This example demonstrates how to synthesize a signal by creating spectrogram coefficients from scratch rather than by analyzing an existing signal. It creates a random pentatonic melody of decaying sine waves as spectrogram coefficients and then synthesizes audio from them.
This example program takes a single command line argument, the name of the output file.
#include <memory.h> #include <iostream> #include <sndfile.h> #include <gaborator/gaborator.h> int main(int argc, char **argv) { if (argc < 2) { std::cerr << "usage: synth output.wav\n"; exit(1); }
Although this example does not perform any analysis, we nonetheless
need to create an analyzer
object, as it is used for both
analysis and synthesis purposes. To generate the frequencies of the
12-note equal-tempered scale, we need 12 bands per octave. A multiple
of 12 would also work, but here we don't need the added frequency
resolution that would bring, and the time resolution would be
worse.
To simplify converting MIDI note numbers to band numbers, we choose the frequency of MIDI note 0 as the reference frequency; this is 8.18 Hz, which happens to be outside the frequency range of the bandpass filter bank, but that doesn't matter.
double fs = 44100; gaborator::log_fq_scale scale(12, 20.0 / fs, 8.18 / fs); gaborator::parameters params(scale);
As we create new complex coefficients from scratch, we need to be careful about their phases. For any given frequency, the portions of the output signal contributed by the coefficients at different points in time need to be in phase so that they combine constructively into a single (co)sine wave rather than interfering destructively. The easiest way to achieve this is to select the global phase convention in the synthesis parameters. With this setting, the coefficient phases will be interpreted relative to the common reference point of t=0 rather than the time of each individual coefficient:
params.phase = gaborator::coef_phase::global; gaborator::analyzer<float> analyzer(params);
We will use the A minor pentatonic scale, which contains the following notes (using the MIDI note numbering):
static int pentatonic[] = { 57, 60, 62, 64, 67 };
The melody will consist of 64 notes, at a tempo of 120 beats per minute:
int n_notes = 64; double tempo = 120.0; double beat_duration = 60.0 / tempo;
The variable volume
determines the amplitude of
each note, and has been chosen such that there will be no clipping
of the final output.
float volume = 0.2;
We start with an empty coefficient set:
gaborator::coefs<float> coefs(analyzer);
Each note is chosen randomly from the pentatonic scale and added
to the coefficient set by calling the function fill()
.
The fill()
function is similar to the process()
function used in previous examples, except that it can be used to
create new coefficients rather than just modifying existing ones.
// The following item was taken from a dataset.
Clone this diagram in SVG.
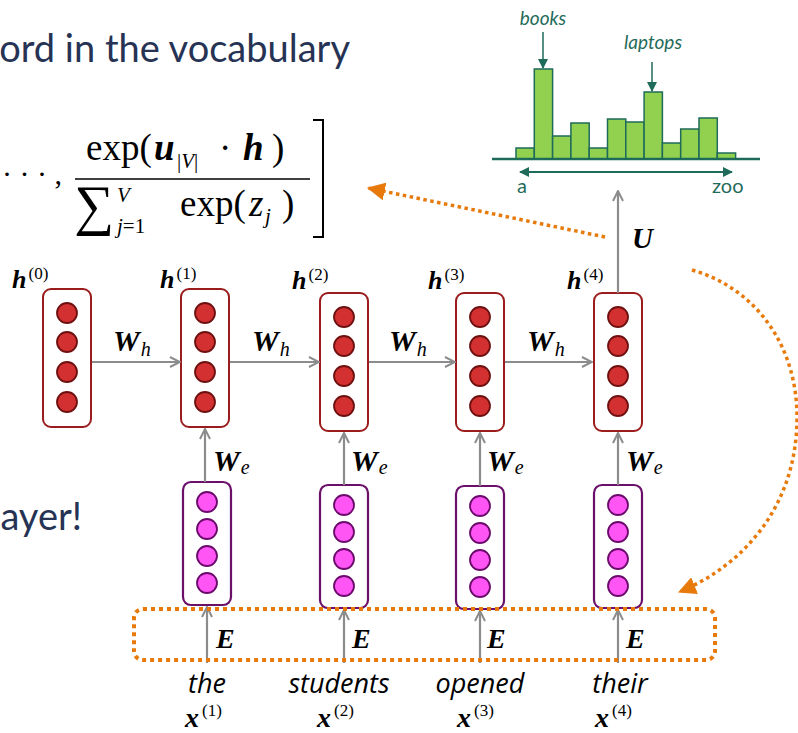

Each note is created by calling fill()
on a region of
the time-frequency plane that covers a single band in the frequency
dimension and the duration of the note in the time dimension. Each
coefficient within this region is set to a complex number whose
magnitude decays exponentially over time, like the amplitude of a
plucked string. The phase is arbitrarily set to zero by using an
imaginary part of zero. Since notes can overlap, the new coefficients
are added to any existing ones using the +=
operator
rather than overwriting them.
Note that band numbers increase towards lower frequencies but MIDI
note numbers increase towards higher frequencies, hence the minus sign
in front of midi_note
.
for (int i = 0; i < n_notes; i++) { int midi_note = pentatonic[rand() % 5]; double note_start_time = beat_duration * i; double note_end_time = note_start_time + 3.0; int band = analyzer.band_ref() - midi_note; fill([&](int, int64_t t, std::complex<float> &coef) { float amplitude = volume * expf(-2.0f * (float)(t / fs - note_start_time)); coef += std::complex<float>(amplitude, 0.0f); }, band, band + 1, note_start_time * fs, note_end_time * fs, coefs); }
We can now synthesize audio from the coefficients by
calling synthesize()
. Audio will be generated
starting half a second before the first note to allow for pre-ringing
of the synthesis filters, and ending a few seconds after the
last note to give the note time to decay.
double audio_start_time = -0.5; double audio_end_time = beat_duration * n_notes + 5.0; int64_t start_frame = audio_start_time * fs; int64_t end_frame = audio_end_time * fs; size_t n_frames = end_frame - start_frame; std::vector<float> audio(n_frames); analyzer.synthesize(coefs, start_frame, end_frame, audio.data());
Since there is no input audio file to inherit a file format from,
we need to choose a file format for the output file by filling in the
sfinfo
structure:
SF_INFO sfinfo; memset(&sfinfo, 0, sizeof(sfinfo)); sfinfo.samplerate = fs; sfinfo.channels = 1; sfinfo.format = SF_FORMAT_WAV | SF_FORMAT_PCM_16;
The rest is identical to Example 2:
SNDFILE *sf_out = sf_open(argv[1], SFM_WRITE, &sfinfo); if (! sf_out) { std::cerr << "could not open output audio file: " << sf_strerror(sf_out) << "\n"; exit(1); } sf_command(sf_out, SFC_SET_CLIPPING, NULL, SF_TRUE); sf_count_t n_written = sf_writef_float(sf_out, audio.data(), n_frames); if (n_written != n_frames) { std::cerr << "write error\n"; exit(1); } sf_close(sf_out); return 0; }
Like Example 1, this example can be built using a one-line build command:
c++ -std=c++11 -I.. -O3 -ffast-math $(pkg-config --cflags sndfile) synth.cc $(pkg-config --libs sndfile) -o synth
Or using the vDSP FFT on macOS:
c++ -std=c++11 -I.. -O3 -ffast-math -DGABORATOR_USE_VDSP $(pkg-config --cflags sndfile) synth.cc $(pkg-config --libs sndfile) -framework Accelerate -o synth
Or using PFFFT (see Example 1 for how to download and build PFFFT):
c++ -std=c++11 -I.. -Ipffft -O3 -ffast-math -DGABORATOR_USE_PFFFT $(pkg-config --cflags sndfile) synth.cc pffft/pffft.o pffft/fftpack.o $(pkg-config --libs sndfile) -o synth
The example program can be run using the command
./synth melody.wav
The resulting audio will be in melody.wav
.